Simms set about the task of
selling the new lots with his typical enthusiasm. A typical newspaper
advertisement proclaimed the area the “subdivision supreme.” It spoke first of
wide sidewalks and streets of “velvet asphalt.” “The developers of this ideal
subdivision have spared no expense to make New Suburb Beautiful the most
desirable subdivision in the county” Planted parkways have added to the natural
beauty of lots upon which master craftsman have built houses ready for
occupancy.” (The Tampa Tribune, January 6, 1924).
The pitch was bought. The
success enjoyed by Simms and his partners led to the further development. West
New Suburb Beautiful, 34 lots located on Sunset and Prospect between Libson and
New Suburb Beautiful, came in January of 1924, followed in April by North View
Suburb Beautiful, 141 lots on Morrison, Jetton, and Watrous Avenues between
Howard and Lisbon. Matt Jetton had been a developer of the Western part of Hyde
Park; Morrison was named for the man who had overseen that work. Both streets
were extensions of established roadways platted through earlier subdivision. As
part of the latest developments, Marti and Georgia streets were cut through the
subdivision. As with the original lots, the new offerings were sold as the
Florida boom continued. However, the subdivisions’ fortunes took a sharp turn
when the crash came.
As was the case in the early
twenties, Tampa’s bust preceded and worsened the effect of the national crash
on 1929. The resultant devastation was felt by developers as well as home
owners. Many of the houses in the New Suburb Beautiful subdivisions changed
hands in the period, often for prices below their original costs. The situation
continued through the depression but recovery began even before the Second
World War. The increased productivity of the late forties and early fifties
created a new wave of building in the area and produced in the subdivisions the
current mixture of different architectural styles.
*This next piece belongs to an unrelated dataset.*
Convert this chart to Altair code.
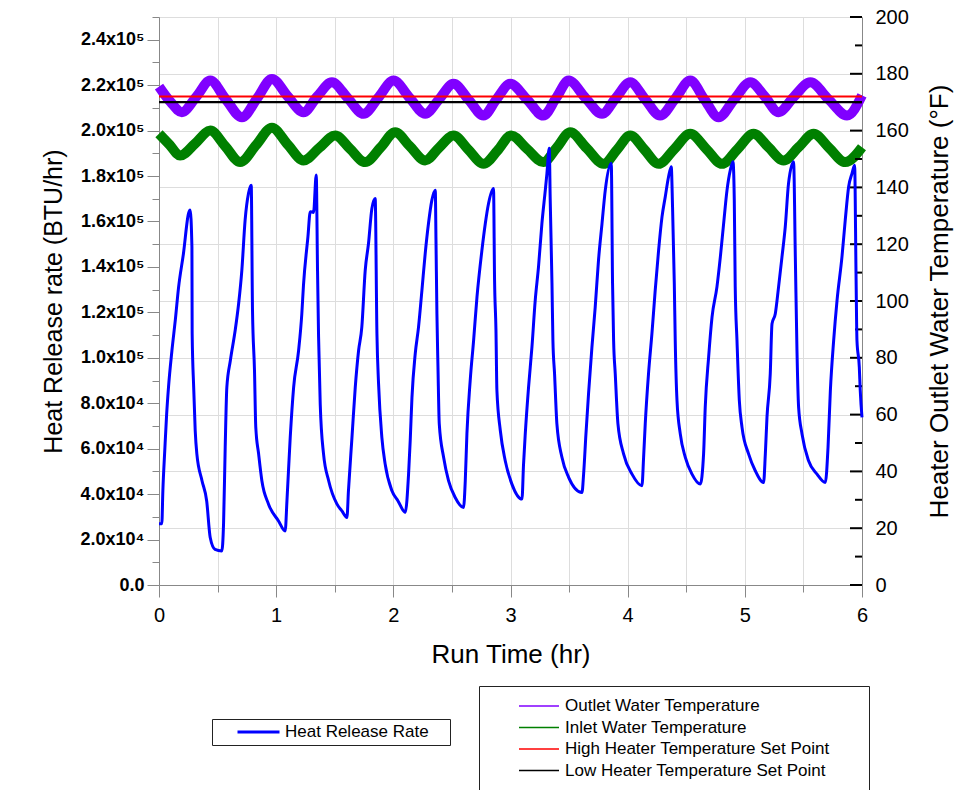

Throughout all of the comings
and goings of the neighborhood there was a solid consistency to the
neighborhood. Families living in New Suburb Beautiful are in some cases the
fourth generations of its original residents. Others are living in third,
fourth, and fifth house in the subdivision. Numerous families have moved out
and then returned with new families to the neighborhood. Neighbors married
neighbors. Houses were damaged or allowed to run down and then rebuilt. Through
those events and occurrences the neighborhood became what it is today.